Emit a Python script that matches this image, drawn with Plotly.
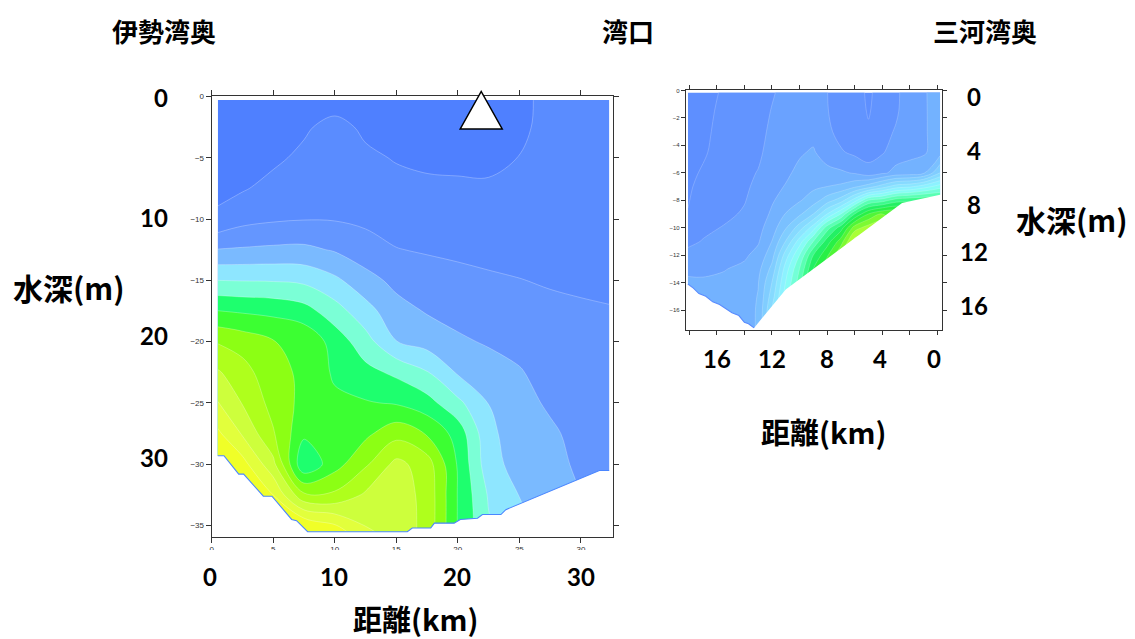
import plotly.graph_objects as go

# ---------------- data: left section (伊勢湾奥 -> 湾口) ----------------
left_dist_km = [0.5, 2.5, 5, 7.5, 10, 12.5, 15, 17.5, 20, 22.5, 25, 27.5, 30, 32.3]
left_depth_m = [0.3, 2.5, 5, 7.5, 10, 12.5, 15, 17.5, 20, 22.5, 25, 27.5, 30, 32.5, 35, 35.7]
# one list per distance column, values from surface to bottom (contour level index)
left_cols = [
    [0.0, 0.26, 0.51, 0.77, 1.17, 3.04, 5.0, 7.02, 8.92, 10.11, 11.05, 12.2, 13.2, 14.2, 15.2, 15.6],
    [0.0, 0.30, 0.61, 0.91, 1.67, 3.11, 4.96, 6.88, 8.58, 9.39, 9.95, 10.9, 12.4, 13.2, 14.1, 14.6],
    [0.0, 0.41, 0.81, 1.30, 1.87, 3.19, 4.93, 6.75, 8.03, 8.34, 8.65, 9.1, 10.3, 12.0, 13.5, 14.0],
    [0.3, 0.85, 1.21, 1.58, 1.96, 3.22, 4.79, 6.4, 7.8, 7.8, 7.7, 7.2, 6.1, 9.2, 12.9, 13.5],
    [0.5, 1.35, 1.5, 1.7, 1.94, 2.91, 4.21, 5.43, 6.6, 6.85, 7.2, 7.5, 7.6, 9.2, 12.1, 12.7],
    [0.3, 0.8, 1.19, 1.5, 1.81, 2.4, 3.38, 4.38, 5.4, 6.31, 7.08, 7.78, 8.85, 10.16, 10.97, 11.3],
    [0.1, 0.5, 0.93, 1.3, 1.66, 2.03, 2.72, 3.38, 4.02, 5.79, 6.91, 8.64, 10.3, 10.5, 10.6, 10.6],
    [0.1, 0.4, 0.8, 1.19, 1.55, 1.92, 2.4, 2.92, 3.6, 5.06, 6.38, 7.92, 9.5, 9.7, 9.7, 9.7],
    [0.1, 0.4, 0.78, 1.15, 1.49, 1.84, 2.24, 2.68, 3.15, 3.88, 5.25, 6.6, 6.9, 6.95, 6.95, 6.95],
    [0.1, 0.4, 0.77, 1.13, 1.45, 1.78, 2.11, 2.49, 2.9, 3.42, 3.98, 4.25, 4.4, 4.9, 5.1, 5.1],
    [0.75, 0.78, 1.02, 1.25, 1.5, 1.75, 2.02, 2.37, 2.72, 3.07, 3.3, 3.45, 3.6, 3.98, 4.2, 4.3],
    [1.3, 1.35, 1.4, 1.48, 1.6, 1.75, 1.93, 2.17, 2.42, 2.65, 2.87, 3.15, 3.35, 3.55, 3.7, 3.7],
    [1.15, 1.22, 1.3, 1.4, 1.52, 1.68, 1.87, 2.1, 2.3, 2.45, 2.6, 2.72, 2.8, 3.0, 3.1, 3.1],
    [1.15, 1.2, 1.27, 1.36, 1.47, 1.62, 1.82, 2.05, 2.2, 2.3, 2.4, 2.5, 2.6, 2.65, 2.7, 2.7],
]
left_bottom_km = [0.5, 1.0, 2.2, 2.6, 4.2, 4.9, 6.5, 6.9, 7.8, 15.9, 16.3, 17.8, 18.1, 19.7,
                  20.2, 21.6, 22.0, 23.5, 23.9, 25.1, 26.2, 27.3, 28.1, 28.9, 29.9, 30.8, 31.5, 32.3]
left_bottom_m = [29.3, 29.3, 30.8, 30.8, 32.6, 32.6, 34.5, 34.6, 35.5, 35.5, 35.2, 35.2, 34.8, 34.8,
                 34.5, 34.4, 34.1, 34.1, 33.7, 33.2, 32.7, 32.3, 31.9, 31.6, 31.2, 30.8, 30.5, 30.5]
station_km = 21.9
left_colors = ["#4f80ff", "#5a8cff", "#6496ff", "#7abaff", "#8ee6ff", "#7bffd6", "#1eff6e",
               "#3cff32", "#8cff14", "#afff1c", "#cdff3c", "#e2ff3c", "#f0ff28"]

# ---------------- data: right section (湾口 -> 三河湾奥) ----------------
right_dist_km = [-0.2, 1, 2, 3, 4, 5, 6, 7, 8, 9, 10, 11, 12, 13, 14, 15.5, 17, 18.1]
right_depth_m = [0.15, 1.5, 3, 4.5, 6, 7, 8, 9, 10, 11, 12, 13, 14, 15, 16, 17.35]
right_cols = [
    [3.2, 3.25, 3.35, 3.6, 6.0, 9.5, 13.0, 14.0, 14.0, 14.0, 14.0, 14.0, 14.0, 14.0, 14.0, 14.0],
    [2.95, 2.93, 2.9, 2.85, 3.8, 8.5, 13.0, 14.5, 14.5, 14.5, 14.5, 14.5, 14.5, 14.5, 14.5, 14.5],
    [2.55, 2.6, 2.68, 2.75, 3.4, 7.8, 12.8, 15.0, 15.0, 15.0, 15.0, 15.0, 15.0, 15.0, 15.0, 15.0],
    [1.8, 1.85, 2.1, 2.5, 3.3, 7.5, 12.5, 16.0, 16.0, 16.0, 16.0, 16.0, 16.0, 16.0, 16.0, 16.0],
    [1.5, 1.55, 1.65, 1.9, 2.8, 6.5, 11.5, 16.0, 18.0, 18.0, 18.0, 18.0, 18.0, 18.0, 18.0, 18.0],
    [0.8, 0.9, 1.15, 1.6, 2.4, 5.5, 11.0, 15.0, 17.5, 18.5, 18.5, 18.5, 18.5, 18.5, 18.5, 18.5],
    [1.5, 1.55, 1.65, 1.8, 2.9, 4.8, 8.5, 13.0, 16.5, 18.5, 19.0, 19.0, 19.0, 19.0, 19.0, 19.0],
    [1.5, 1.55, 1.7, 2.1, 3.15, 4.2, 6.5, 10.0, 13.5, 15.5, 17.0, 17.5, 17.5, 17.5, 17.5, 17.5],
    [2.02, 2.05, 2.2, 2.5, 3.3, 4.0, 5.5, 8.0, 11.5, 13.5, 14.8, 16.0, 16.0, 16.0, 16.0, 16.0],
    [2.3, 2.4, 2.7, 3.1, 3.5, 3.8, 4.5, 6.0, 8.5, 11.0, 13.0, 14.0, 15.0, 15.0, 15.0, 15.0],
    [2.4, 2.5, 2.65, 2.9, 3.2, 3.5, 3.9, 4.8, 6.5, 8.5, 10.0, 11.0, 11.5, 12.0, 12.0, 12.0],
    [2.3, 2.4, 2.5, 2.65, 2.85, 3.05, 3.4, 4.05, 4.9, 6.05, 7.5, 8.5, 9.05, 9.5, 9.5, 9.5],
    [1.9, 2.05, 2.2, 2.4, 2.6, 2.75, 2.9, 3.15, 3.5, 4.02, 4.6, 5.3, 6.02, 6.5, 7.05, 7.2],
    [1.5, 1.6, 1.7, 1.8, 2.05, 2.2, 2.35, 2.5, 2.7, 2.9, 3.3, 3.7, 3.95, 4.05, 4.1, 4.1],
    [1.3, 1.4, 1.5, 1.6, 1.75, 1.85, 1.95, 2.1, 2.4, 2.65, 2.85, 3.2, 3.4, 3.5, 3.6, 3.6],
    [1.1, 1.2, 1.3, 1.4, 1.5, 1.6, 1.7, 1.8, 2.05, 2.3, 2.55, 2.95, 3.2, 3.3, 3.4, 3.4],
    [0.7, 0.75, 0.8, 0.88, 1.1, 1.3, 1.5, 1.65, 1.8, 2.05, 2.4, 2.85, 3.1, 3.3, 3.4, 3.4],
    [0.5, 0.55, 0.6, 0.68, 0.78, 0.85, 0.93, 1.05, 1.3, 1.8, 2.25, 2.75, 3.2, 3.3, 3.4, 3.4],
]
right_bottom_km = [-0.2, 2.56, 11.0, 13.3, 13.7, 14.0, 14.4, 14.9, 15.35, 15.8, 16.3, 16.8, 17.3, 17.7, 18.1]
right_bottom_m = [7.6, 8.2, 14.5, 17.3, 17.0, 16.9, 16.4, 16.2, 15.9, 15.6, 15.4, 15.0, 14.8, 14.4, 14.1]
right_colors = ["#5e8fff", "#6294ff", "#6aa2ff", "#73b2ff", "#7ac0ff", "#80cdff", "#86daff",
                "#8be6ff", "#8cf2ff", "#87fcf5", "#73ffd7", "#5affb4", "#3cfa8c", "#23f064",
                "#28f046", "#50f537", "#7dfa32", "#aaff37", "#cdff4b"]

# text
titles = ["伊勢湾奥", "湾口", "三河湾奥"]
left_depth_labels = ["0", "10", "20", "30"]
left_dist_labels = ["0", "10", "20", "30"]
right_depth_labels = ["0", "4", "8", "12", "16"]
right_dist_labels = ["16", "12", "8", "4", "0"]
depth_title = "水深(m)"
dist_title = "距離(km)"

# ---------------- figure ----------------
W, H = 1135, 639
def px(x):
    return x / W
def py(y):
    return 1 - y / H

def rows(cols):
    return [[c[i] for c in cols] for i in range(len(cols[0]))]

fig = go.Figure()

n_left = len(left_colors) - 1
fig.add_trace(go.Contour(
    x=left_dist_km, y=[-d for d in left_depth_m], z=rows(left_cols),
    autocontour=False, contours=dict(start=1, end=n_left, size=1, coloring="fill"),
    colorscale=[[k / n_left, c] for k, c in enumerate(left_colors)],
    line=dict(color="rgba(255,255,255,0.45)", width=0.6, smoothing=1),
    showscale=False, hoverinfo="skip", xaxis="x", yaxis="y"))
fig.add_trace(go.Scatter(
    x=[left_bottom_km[0] - 0.6] + left_bottom_km + [left_bottom_km[-1] + 0.6] * 2 + [left_bottom_km[0] - 0.6],
    y=[-left_bottom_m[0]] + [-d for d in left_bottom_m] + [-left_bottom_m[-1], -40, -40],
    fill="toself", fillcolor="white", mode="lines", line=dict(width=0),
    hoverinfo="skip", showlegend=False, xaxis="x", yaxis="y"))
fig.add_trace(go.Scatter(
    x=left_bottom_km, y=[-d for d in left_bottom_m], mode="lines",
    line=dict(color="#4a86ff", width=1.1), hoverinfo="skip", showlegend=False,
    xaxis="x", yaxis="y"))

n_right = len(right_colors) - 1
fig.add_trace(go.Contour(
    x=right_dist_km, y=[-d for d in right_depth_m], z=rows(right_cols),
    autocontour=False, contours=dict(start=1, end=n_right, size=1, coloring="fill"),
    colorscale=[[k / n_right, c] for k, c in enumerate(right_colors)],
    line=dict(color="rgba(255,255,255,0.4)", width=0.5, smoothing=1),
    showscale=False, hoverinfo="skip", xaxis="x2", yaxis="y2"))
fig.add_trace(go.Scatter(
    x=[right_bottom_km[0] - 0.5] + right_bottom_km + [right_bottom_km[-1] + 0.5] * 2 + [right_bottom_km[0] - 0.5],
    y=[-right_bottom_m[0]] + [-d for d in right_bottom_m] + [-right_bottom_m[-1], -20, -20],
    fill="toself", fillcolor="white", mode="lines", line=dict(width=0),
    hoverinfo="skip", showlegend=False, xaxis="x2", yaxis="y2"))
jag = right_bottom_km.index(13.3)
fig.add_trace(go.Scatter(
    x=right_bottom_km[jag:], y=[-d for d in right_bottom_m[jag:]], mode="lines",
    line=dict(color="#5a8cff", width=1.1), hoverinfo="skip", showlegend=False,
    xaxis="x2", yaxis="y2"))

axis_common = dict(showgrid=False, zeroline=False, showline=True, linecolor="#333",
                   linewidth=1, ticks="outside", mirror="ticks", tickcolor="#333")
tick_font = dict(family="Liberation Sans, Arial, sans-serif", color="#333")

big = dict(family="Lato, 'Noto Sans CJK JP', sans-serif", color="black", weight="bold")
cjk = dict(family="'Noto Sans CJK JP', sans-serif", color="black", weight="bold")

annotations = []
def ann(text, x, y, size, font, xanchor="center"):
    annotations.append(dict(text=text, x=px(x), y=py(y), xref="paper", yref="paper",
                            xanchor=xanchor, yanchor="middle", showarrow=False,
                            font=dict(size=size, **font)))

for t, x in zip(titles, [162, 627, 985]):
    ann(t, x, 27, 26, cjk)
for t, y in zip(left_depth_labels, [94.5, 215, 334, 456]):
    ann(t, 168, y, 24, big, xanchor="right")
for t, x in zip(left_dist_labels, [208, 332.5, 456, 580]):
    ann(t, x, 576, 24, big)
for t, y in zip(right_depth_labels, [93.5, 147.5, 201.5, 249.5, 303.5]):
    ann(t, 974, y, 24, big)
for t, x in zip(right_dist_labels, [716, 771, 826, 880, 934]):
    ann(t, x, 357, 24, big)
ann(depth_title, 67, 285, 30, cjk)
ann(depth_title, 1072, 216, 30, cjk)
ann(dist_title, 414, 618, 29, cjk)
ann(dist_title, 823, 430, 29, cjk)

shapes = [
    dict(type="path", xref="x", yref="paper", xsizemode="pixel", ysizemode="pixel",
         xanchor=station_km, yanchor=py(93), path="M -21,-32.5 L 21,-32.5 L 0,5 Z",
         fillcolor="white", line=dict(color="black", width=1.5), layer="above"),
    dict(type="rect", xref="paper", yref="paper", x0=px(190), x1=px(630),
         y0=py(562), y1=py(549.5), fillcolor="white", line=dict(width=0), layer="above"),
]

fig.update_layout(
    width=W, height=H, margin=dict(l=0, r=0, t=0, b=0),
    paper_bgcolor="white", plot_bgcolor="white", showlegend=False,
    xaxis=dict(domain=[px(210), px(612)], range=[0, 32.6], dtick=5, tick0=0, ticklen=5,
               tickfont=dict(size=8, **tick_font), anchor="y", **axis_common),
    yaxis=dict(domain=[py(536), py(93)], range=[-35.9, 0], dtick=5, tick0=0, ticklen=5,
               tickfont=dict(size=8, **tick_font), anchor="x", **axis_common),
    xaxis2=dict(domain=[px(685), px(942)], range=[18.25, -0.36], dtick=2, tick0=0, ticklen=4,
                showticklabels=False, anchor="y2", **axis_common),
    yaxis2=dict(domain=[py(328), py(87)], range=[-17.45, 0], dtick=2, tick0=0, ticklen=4,
                tickfont=dict(size=6, **tick_font), anchor="x2", **axis_common),
    annotations=annotations, shapes=shapes,
)

fig.write_html(
    "out.html",
    config={"displayModeBar": False},
    post_script="document.body.style.margin='0';document.body.style.padding='0';"
                "document.documentElement.style.overflow='hidden';",
)
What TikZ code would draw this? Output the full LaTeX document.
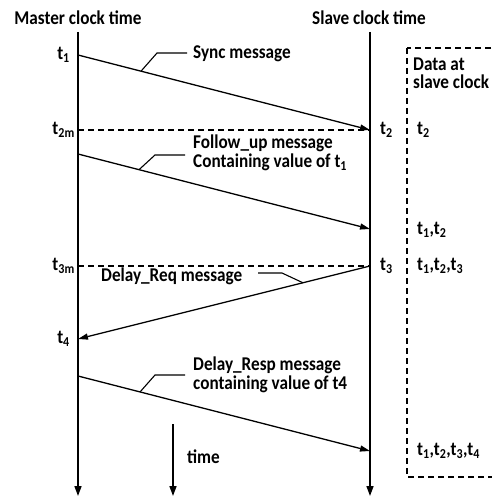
\documentclass[tikz,border=0pt]{standalone}
\usepackage{fontspec}
\setmainfont{Carlito}[FakeStretch=0.88]
\usetikzlibrary{arrows.meta}
\tikzset{
  lbl/.style={font=\fontsize{19.5}{18.5}\selectfont\bfseries, inner sep=0pt},
  axis/.style={line width=1.6pt, -{Triangle[length=10pt,width=7pt]}},
  msg/.style={line width=1.3pt, -{Triangle[length=10pt,width=6pt]}},
  stamp/.style={line width=1.1pt, dash pattern=on 6pt off 4pt},
  leader/.style={line width=1.1pt}
}
\begin{document}
\begin{tikzpicture}[x=1pt,y=-1pt]
    \useasboundingbox (0,0) rectangle (491,497);
    % clock axes
    \node[lbl, anchor=base] (mhead) at (78,25) {Master clock time};
    \node[lbl, anchor=base] (shead) at (369,25) {Slave clock time};
    \coordinate (mtop) at (78,32); \coordinate (mbot) at (78,496);
    \coordinate (stop) at (370,32); \coordinate (sbot) at (370,496);
    \draw[axis] (mtop) -- (mbot);
    \draw[axis] (stop) -- (sbot);
    \coordinate (ttop) at (173,424); \coordinate (tbot) at (173,496);
    \draw[axis] (ttop) -- (tbot);
    \node[lbl, anchor=base west] (tlbl) at (187,463) {time};

    % time stamps on the master side
    \coordinate (m1) at (78,55);  \node[lbl, anchor=east] (t1) at (70,55) {t\textsubscript{1}};
    \coordinate (m2) at (78,130); \node[lbl, anchor=east] (t2m) at (75,130) {t\textsubscript{2m}};
    \coordinate (m3) at (78,154);
    \coordinate (m4) at (78,266); \node[lbl, anchor=east] (t3m) at (75,266) {t\textsubscript{3m}};
    \coordinate (m5) at (78,339); \node[lbl, anchor=east] (t4) at (70,339) {t\textsubscript{4}};
    \coordinate (m6) at (78,376);

    % time stamps on the slave side
    \coordinate (s1) at (370,130); \node[lbl, anchor=west] (t2) at (380,130) {t\textsubscript{2}};
    \coordinate (s2) at (370,229);
    \coordinate (s3) at (370,266); \node[lbl, anchor=west] (t3) at (380,266) {t\textsubscript{3}};
    \coordinate (s4) at (370,451);

    % messages
    \draw[msg] (m1) -- (s1);
    \draw[stamp] (m2) -- (s1);
    \draw[msg] (m3) -- (s2);
    \draw[stamp] (m4) -- (s3);
    \draw[msg] (s3) -- (m5);
    \draw[msg] (m6) -- (s4);

    % message labels with leaders
    \node[lbl, anchor=base west] (sync) at (193,59) {Sync message};
    \coordinate (l1a) at (187,53); \coordinate (l1b) at (157,53); \coordinate (l1c) at (141,71.2);
    \draw[leader] (l1a) -- (l1b) -- (l1c);

    \node[lbl, anchor=base west, align=left] (follow) at (193,167.5) {Follow\_up message\\Containing value of t\textsubscript{1}};
    \coordinate (l2a) at (185,155); \coordinate (l2b) at (155,155); \coordinate (l2c) at (139,169.7);
    \draw[leader] (l2a) -- (l2b) -- (l2c);

    \node[lbl, anchor=base west] (dreq) at (101,281) {Delay\_Req message};
    \coordinate (l3a) at (258,273); \coordinate (l3b) at (282,273); \coordinate (l3c) at (303,282.8);
    \draw[leader] (l3a) -- (l3b) -- (l3c);

    \node[lbl, anchor=base west, align=left] (dresp) at (193,389) {Delay\_Resp message\\containing value of t4};
    \coordinate (l4a) at (185,375); \coordinate (l4b) at (155,375); \coordinate (l4c) at (140,392);
    \draw[leader] (l4a) -- (l4b) -- (l4c);

    % data held at the slave clock
    \coordinate (boxnw) at (407,48); \coordinate (boxse) at (500,477);
    \draw[stamp] (boxnw) rectangle (boxse);
    \node[lbl, anchor=base west, align=left] (dhead) at (413,89) {Data at\\slave clock};
    \node[lbl, anchor=west] (d1) at (417,130) {t\textsubscript{2}};
    \node[lbl, anchor=west] (d2) at (417,230) {t\textsubscript{1},t\textsubscript{2}};
    \node[lbl, anchor=west] (d3) at (417,266) {t\textsubscript{1},t\textsubscript{2},t\textsubscript{3}};
    \node[lbl, anchor=west] (d4) at (417,451) {t\textsubscript{1},t\textsubscript{2},t\textsubscript{3},t\textsubscript{4}};
\end{tikzpicture}
\end{document}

☆ ☆ ☆ ☆ ☆

Reproduce the records word for word, please, from their first line up to and including the line that contains "import plotly.graph_objects as go", but no pictures.

__Solved problem__:
Emit a Python script that matches this image, drawn with Plotly.
import plotly.graph_objects as go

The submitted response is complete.